In fact in spite of his efforts to dispose of Pauline “God-man veneers” in this gospel reconstruction, the resulting portrait of Jesus is one that ever more strongly brings to mind the famous claim of C.S Lewis that Jesus does not leave us with the option of thinking of him as just a good man: he must either be a stark raving madman: a psychotic megalomaniac on the level of someone who thinks of himself as a fried egg; or he must be the most cynical psychopathic con man that the universe has ever known; or he must be who he says he is: the unique, divine “anointed one” of God, sent to provide salvation to all who believe in him. Sounds pretty God-man-like to me!

So while I don’t agree with many of his starting assumptions or final conclusions, I greatly appreciate Audlin’s invitation to dive in and play with these ideas found there. Speculating about Jesus’ family relations, for instance, is almost as much fun as speculating about my own ancestry. For instance less radical than Audlin’s speculations would be the idea that Jesus grew up staying in touch with two sets of cousins: one set by way of Joseph’s brother’s family down in Judea, and another by way of Mary’s sister’s family in Galilee. These cousins could have accounted for as much as half of his original band of twelve disciples, and their immediate contacts could have accounted for the other half. Wouldn’t that be interesting! Such speculations aren’t particularly important theologically, but they’re interesting in their own way, and many of them I’d never stopped to think about before looking at Audlin’s version of the text.
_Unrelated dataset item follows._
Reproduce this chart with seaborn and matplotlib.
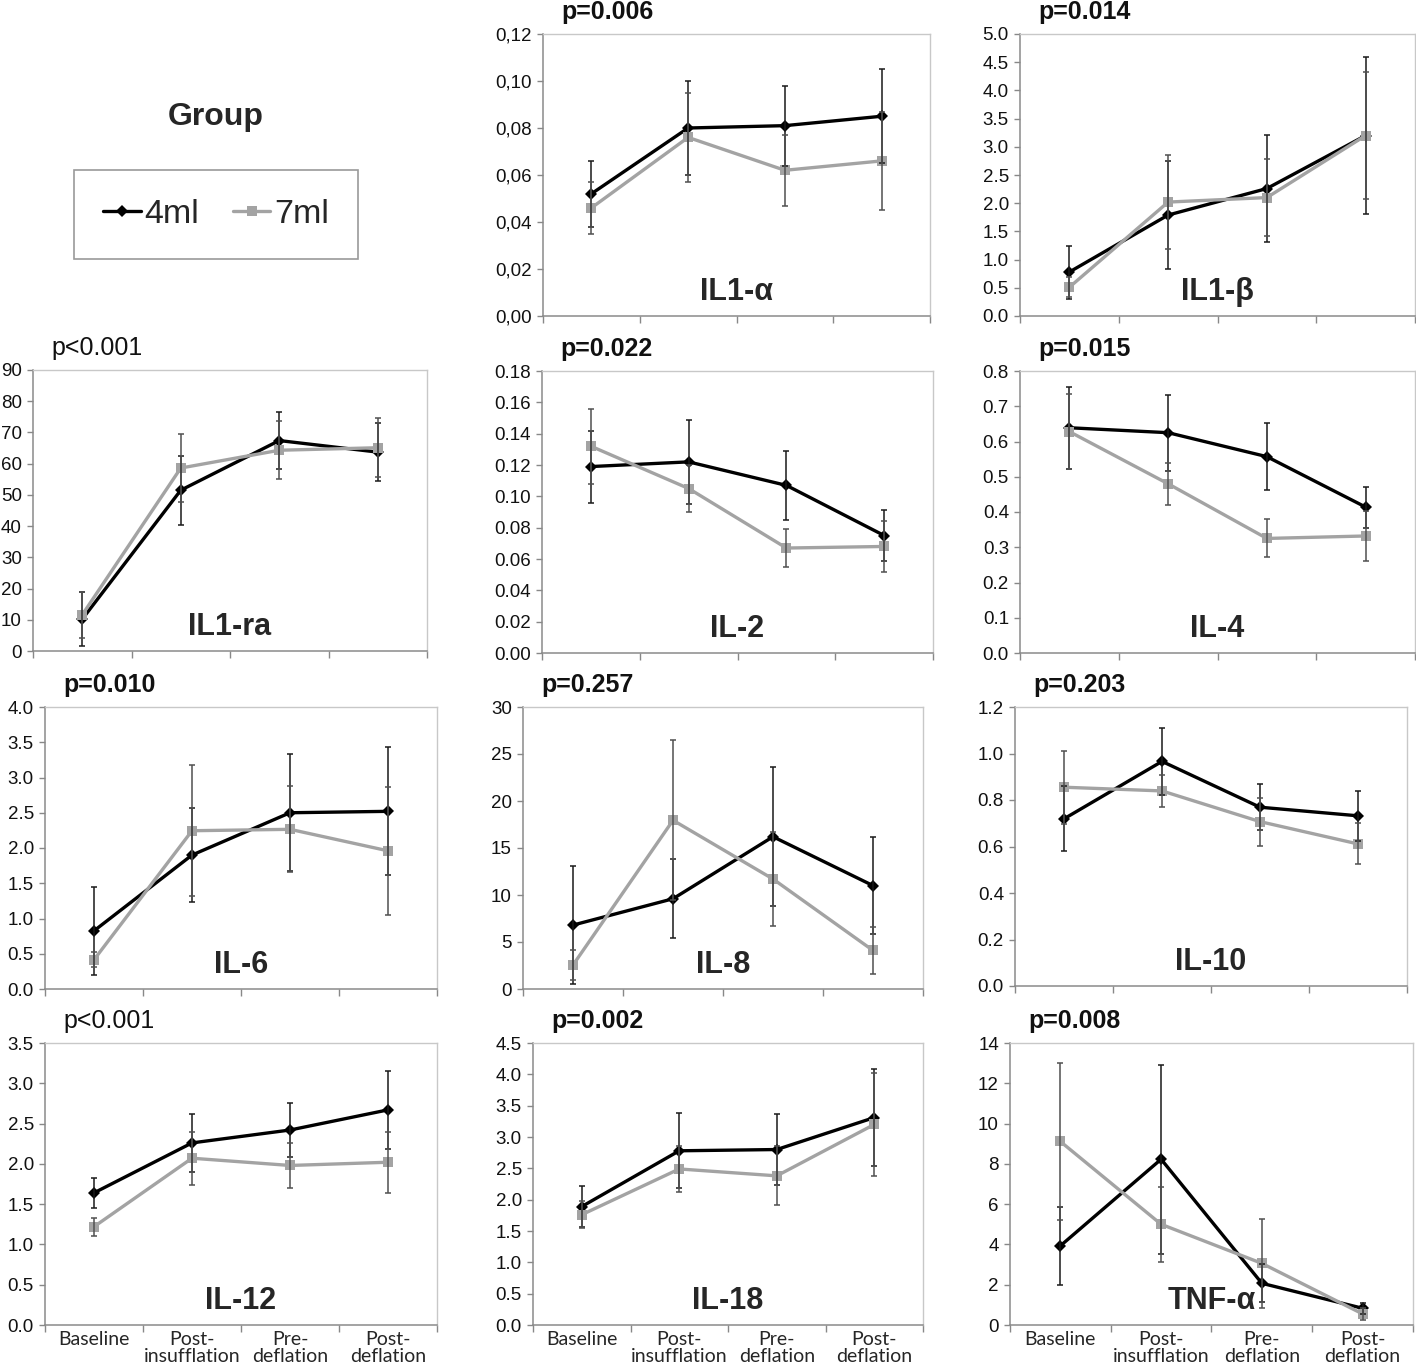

But for some that is not as interesting by half as the possibility of shattering long-standing traditional ideas, such as Jesus being celibate, or Mary being a perpetual virgin, or even the well-established legend of John, son of Zebedee being the primary witness for the text of the Gospel of John. Trying to stake out his own radical ground in appealing to those interests is a big part of what Audlin seems to be doing here. That may or may not be the best way to start a conversation on the matter: many who could most benefit from reconsidering their presuppositions on such matters will be too offended –– or too tingly at the idea of having some new “scholarly critique” to toss at their traditionalist Christian opponents –– to actually stop and consider such matters. All in all then I’d be rather (though pleasantly) surprised if this work reaches a particularly wide audience.

So if you are the sort of person who likes intellectual literary analysis puzzles and theological speculations for their own sake, if you are not particularly thin-skinned about your presuppositions concerning the text of the New Testament and if you are facing a serious shortage of reading material for 2013 otherwise, I can heartily recommend Audlin’s new project as something to occupy yourself with. I don’t see it as earth-shatteringly important piece of scholarship in the sense that I don’t expect it will start any new major international debate among historical Jesus scholars, and I rather doubt that the target audience for such a work is as broad as my friend James might expect or hope, but for what it is and for those few who fit into the sort of reader profile I’ve outlined here, this is a fascinating reading project in its own sense. If you play around with analyzing Audlin himself as part of joining him in analyzing this gospel that would be fair game, and that makes the reading experience all the more interesting.

And whether or not you fit into this sort of profile, I wish my readers here one and all a very Happy New Year!